Molten material beneath the crust of the earth is called magma. When magma leaves the Earth's crust through volcanic activity, it's called lava. Most volcanoes are on plate boundaries, the edges of the tectonic plates, which are like puzzle pieces that that make up the earth's crust. A few volcanoes, like ones found on Hawaii, are instead located over magma hotspots.
A common misconception is that magma comes from the Earth's molten core. It really comes from the mantle, the layer between the core and the crust. The mantle is solid, but it shifts and becomes fluid due to changes in temperature and pressure. The tectonic plates, which carry continents and ocean floors, rest on top of this mantle. As the plates move, the Earth's continents slowly reorganize themselves.
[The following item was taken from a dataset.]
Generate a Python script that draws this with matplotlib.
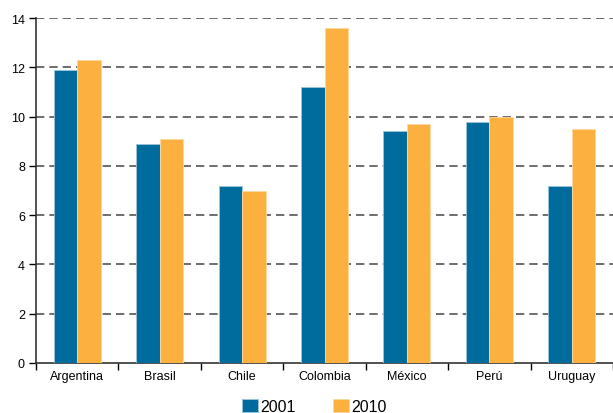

These plates move at about the same rate that your fingernails grow. Volcanic activity mostly takes place at convergent boundaries, where two plates are pressing together. At divergent boundaries, the plates are moving apart, creating a rift valley. Areas where two plates slide past each other are called transform boundaries. Magma rises up through volcanoes because of the pressure of the colliding plates. It rises up through rift valleys to fill the space that the rift creates. See this graphic for more information on these boundaries.
As lava explodes from volcanoes or seeps up to fill rifts, it can seem inexhaustible. In a way, it is. At convergent plate boundaries, one plate can slide under another plate. The lower, or subducting, plate's crust disappears into the Earth's mantle. There, it gets recycled, becoming part of the mantle. When a volcanic explosion is so massive that the magma underneath is completely depleted, it forms a caldera, or bowl-like depression.
All of this matter circulates on a very large scale, like an enormous pot of thick stew boiling on a stove. It's both a cause and effect of the tiny movements of the tectonic plates that changed the Earth from a world with one continent to a world with several.